Debate over Himalaya's temperature variations

By Archita Bhatta
Published: Sunday 15 April 2007

-- a study claims the maximum temperature over the northwestern Himalayas is increasing at a much faster rate than the minimum temperature. Another study claims it is just the opposite for most of the northern hemisphere, where the minimum temperature is rising faster than the maximum temperature.

Change in temperature affects crops glaciers and natural vegetation especially a rise in the minimum temperature. "It has been observed that increase of minimum temperature has greater effects but more study needs to be done on this," says A P Mitra honourary scientist at Delhi-based National Physical Laboratory. Going by this Shimla Srinagar and Leh--places where the study was conducted--will not be severely affected. However not all scientists agree.
Rise in the maximum The study, carried out by the Department of Geology, Pune University, and the College of Military Engineering, shows a rise in mean temperature in the northwestern Himalayas by 1.6c in the last century, with winters getting warmer at a faster rate. The average rate of rise of maximum temperature is about four times higher (3.2c) than the minimum temperature (0.8c), the study says. The paper was published online on February 15 in the journal Climate Change.

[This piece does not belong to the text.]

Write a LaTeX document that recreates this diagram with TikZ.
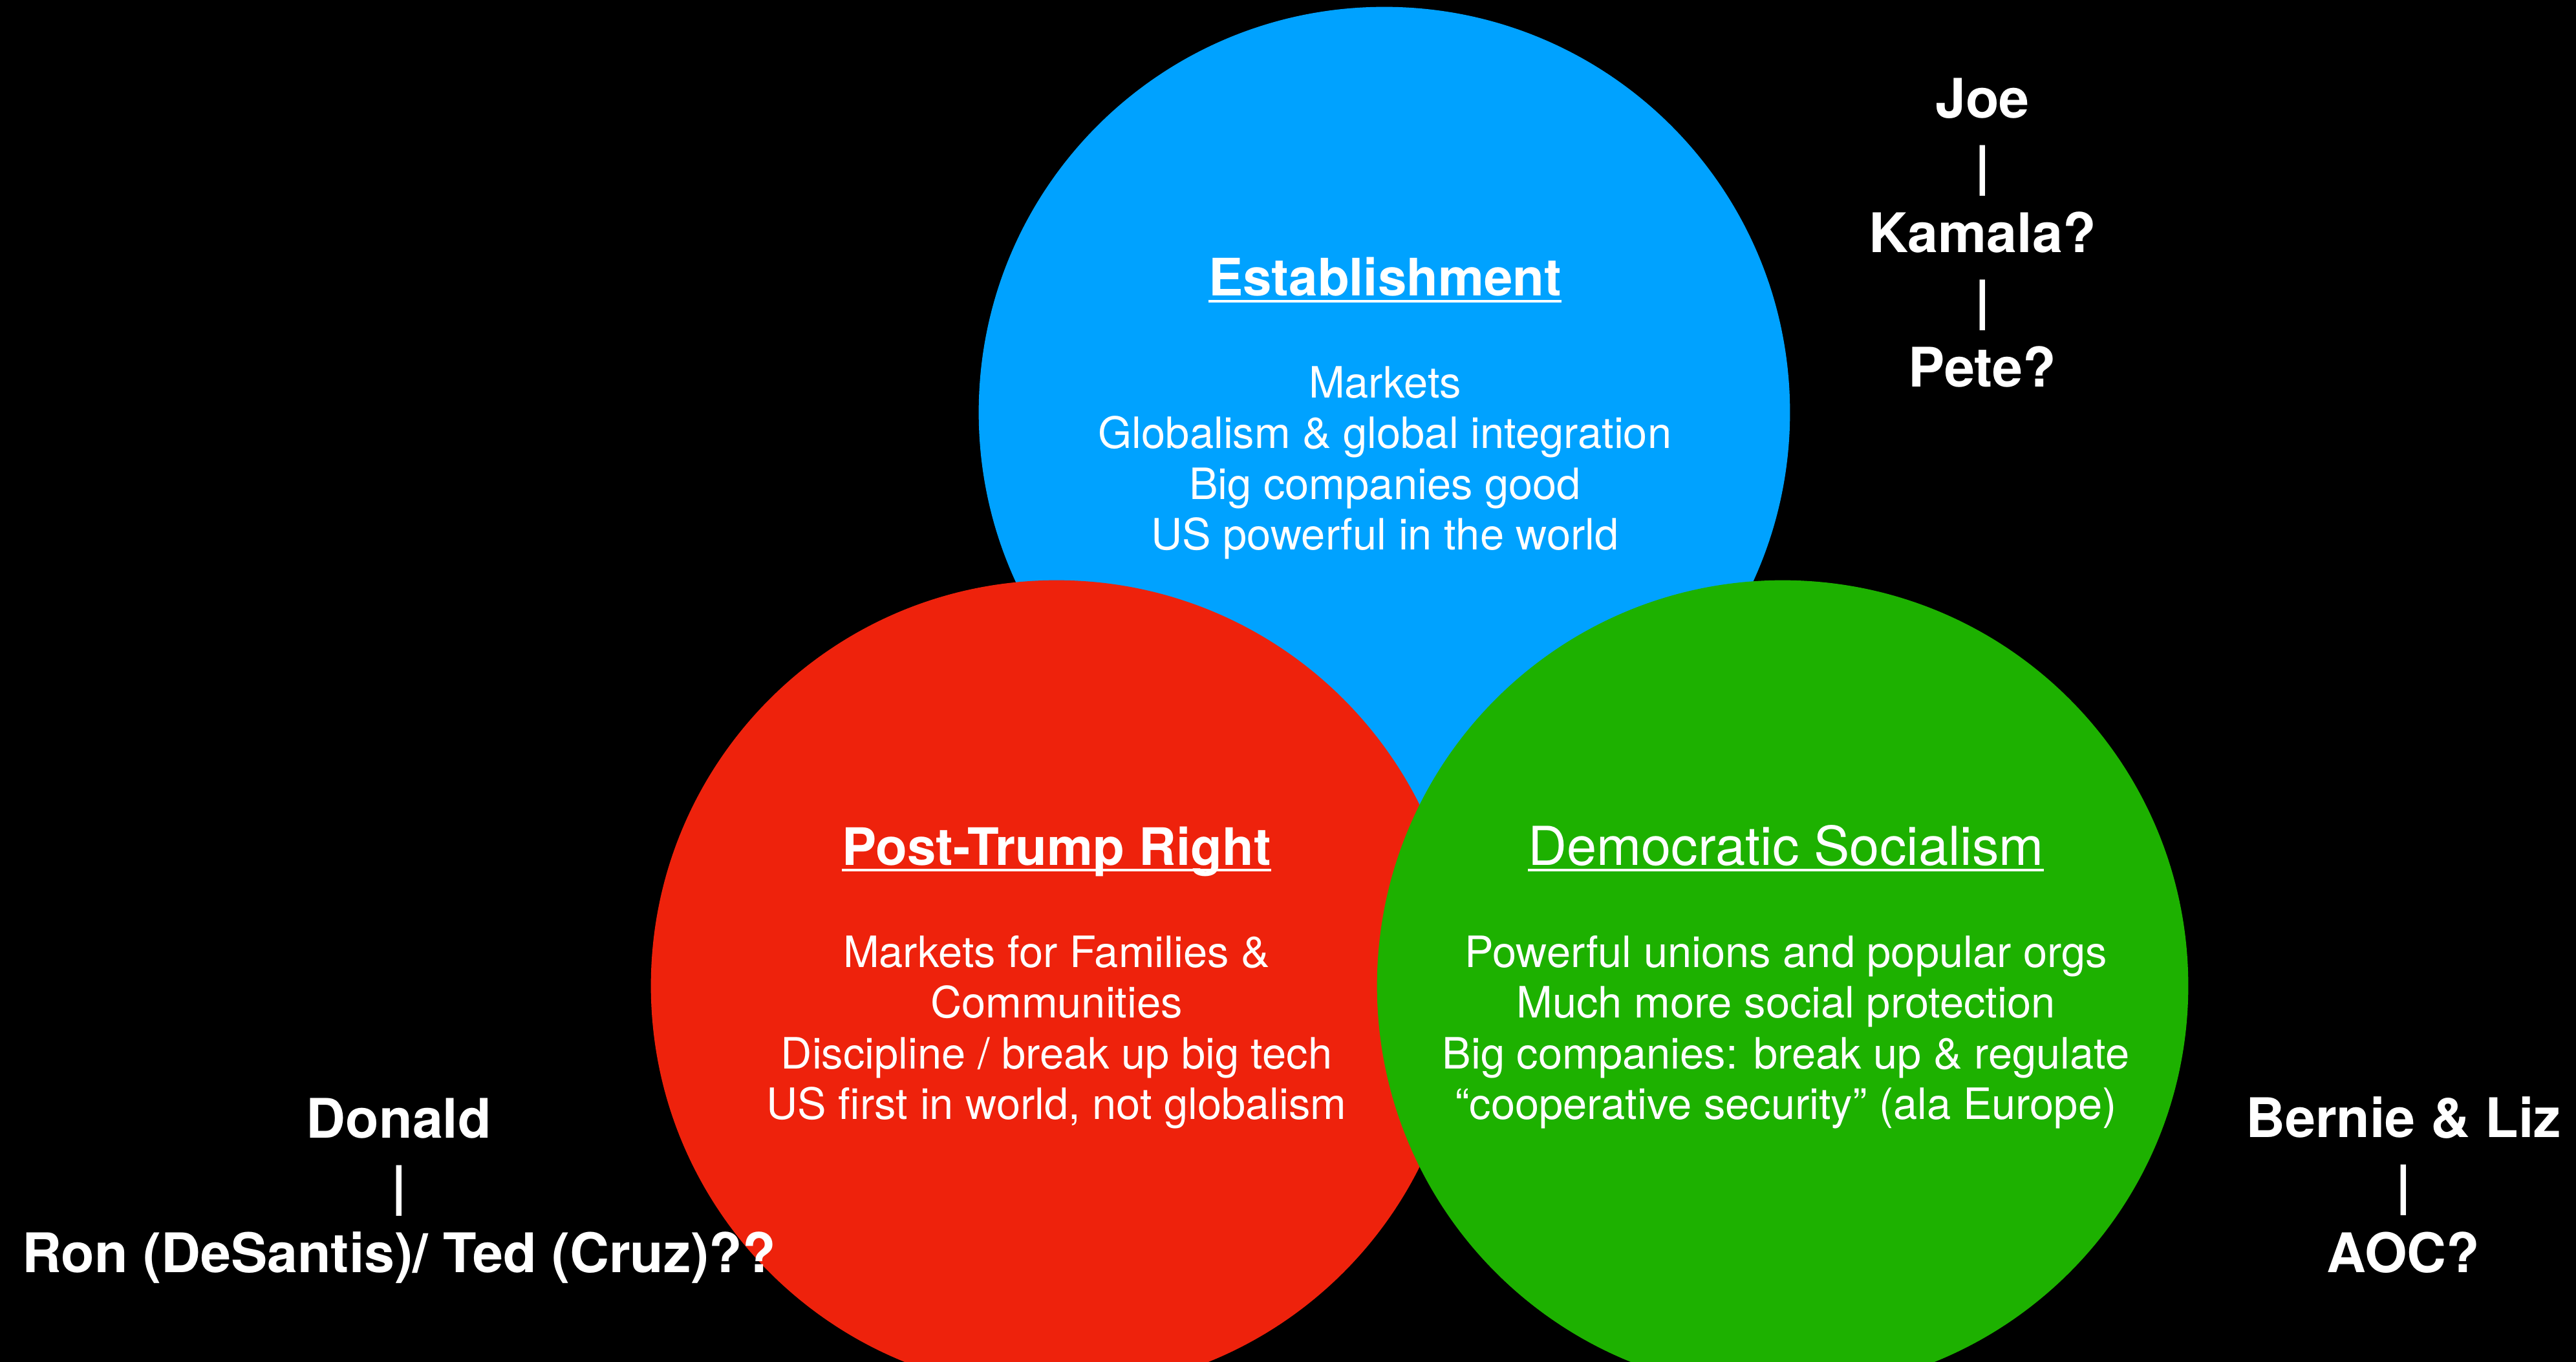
\documentclass[tikz,border=0pt]{standalone}
\usepackage{fontspec}
\setmainfont{TeX Gyre Heros}
\definecolor{estblue}{HTML}{00A2FF}
\definecolor{rightred}{HTML}{EE220C}
\definecolor{socgreen}{HTML}{1DB100}
\newsavebox\headbox
\newcommand{\headline}[1]{\sbox\headbox{#1}\rlap{\rule[-0.125em]{\wd\headbox}{0.05em}}\usebox\headbox}
\begin{document}
\begin{tikzpicture}[x=0.01cm, y=-0.01cm,
    bubble/.style={circle, minimum size=12.54cm, inner sep=0pt},
    head/.style={text=white, anchor=base, font=\fontsize{22.7}{27}\selectfont\bfseries},
    points/.style={text=white, align=center, font=\fontsize{19}{22.3}\selectfont},
    names/.style={text=white, align=center, font=\fontsize{24}{29.6}\selectfont\bfseries}]
    \useasboundingbox (0,0) rectangle (3984,2107);
    \clip (0,0) rectangle (3984,2107);
    \fill[black] (0,0) rectangle (3984,2107);
    \node[bubble, fill=estblue] (est) at (2141,638) {};
    \node[bubble, fill=rightred] (right) at (1634,1525) {};
    \node[bubble, fill=socgreen] (soc) at (2757,1525) {};
    \node[head] (estHead) at (2142,458) {\headline{Establishment}};
    \node[points] (estText) at (2142,716) {Markets\\Globalism \& global integration\\Big companies good\\US powerful in the world};
    \node[head] (rightHead) at (1634,1338) {\headline{Post-Trump Right}};
    \node[points] (rightText) at (1634,1597) {Markets for Families \&\\Communities\\Discipline / break up big tech\\US first in world, not globalism};
    \node[head, font=\fontsize{23.6}{27}\selectfont] (socHead) at (2762,1338) {\headline{Democratic Socialism}};
    \node[points] (socText) at (2762,1597) {Powerful unions and popular orgs\\Much more social protection\\Big companies: break up \& regulate\\“cooperative security” (ala Europe)};
    \node[names] (estNames) at (3066,360) {Joe\\|\\Kamala?\\|\\Pete?};
    \node[names] (rightNames) at (617,1842) {Donald\\|\\Ron (DeSantis)/ Ted (Cruz)??};
    \node[names] (socNames) at (3717,1833) {Bernie \& Liz\\|\\AOC?};
\end{tikzpicture}
\end{document}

"Diurnal temperature range has also shown a significant increasing trend, which may be due to rise in both maximum and minimum temperatures, with the maximum increasing much more rapidly," says the paper. This is in contrast with other mountain ranges like the Alps and the Rockies where minimum temperature has increased at a much faster rate, the paper adds.

But some scientists do not agree. "We have found significant increase in minimum temperature and increase in clouds in north India in general. Aerosols may have a very big role to play in this. The paperhas been sent for publication," says S K Das, an atmosperic scientist of iit Delhi.
Rise in the minimum The other study has found that minimum temperature has increased three times more than the maximum temperature during 1951-90 (from 0.84c to 0.28c). This study, published in the American Meteorological Society, was conducted over half of the northern hemisphere and about 10 per cent of the southern hemisphere. It also says the decrease of the diurnal temperature range is approximately equal to the increase of mean temperature.

The paper attributes the decrease in the daily temperature range partially to increase in cloud cover. It points out that a large number of atmospheric and surface boundary conditions are shown to differentially affect maximum and minimum temperatures. It also says there may be links between changes in diurnal temperature range and anthropogenic increases in sulfate aerosols, greenhouse gases, or biomass burning.

Rise in minimum temperature affects crops significantly. A paper published in the Proceedings of the National Academy of Sciences in 2004 (Vol 101, No 24), showed there is a close link between the rise in minimum temperature and fall in yields. The study, conducted at the International Rice Research Institute, Manila, showed grain yield declined by 10 per cent for each 1c rise in minimum temperature, whereas the effect of maximum temperature rise on yield was insignificant.

Vishwas Kale, the lead author of the paper, however, said they are yet to study the overall impact of the difference in maximum and minimum temperatures. "There are so many factors that finally bring about the effects that it is not possible to distinguish the effect of any single type of change. Nature has its method of balancing changes. Effects take place when the changes cross the threshold limit up to which nature can tolerate. We have not studied all this factors and hence cannot predict the difference in the effects," he said.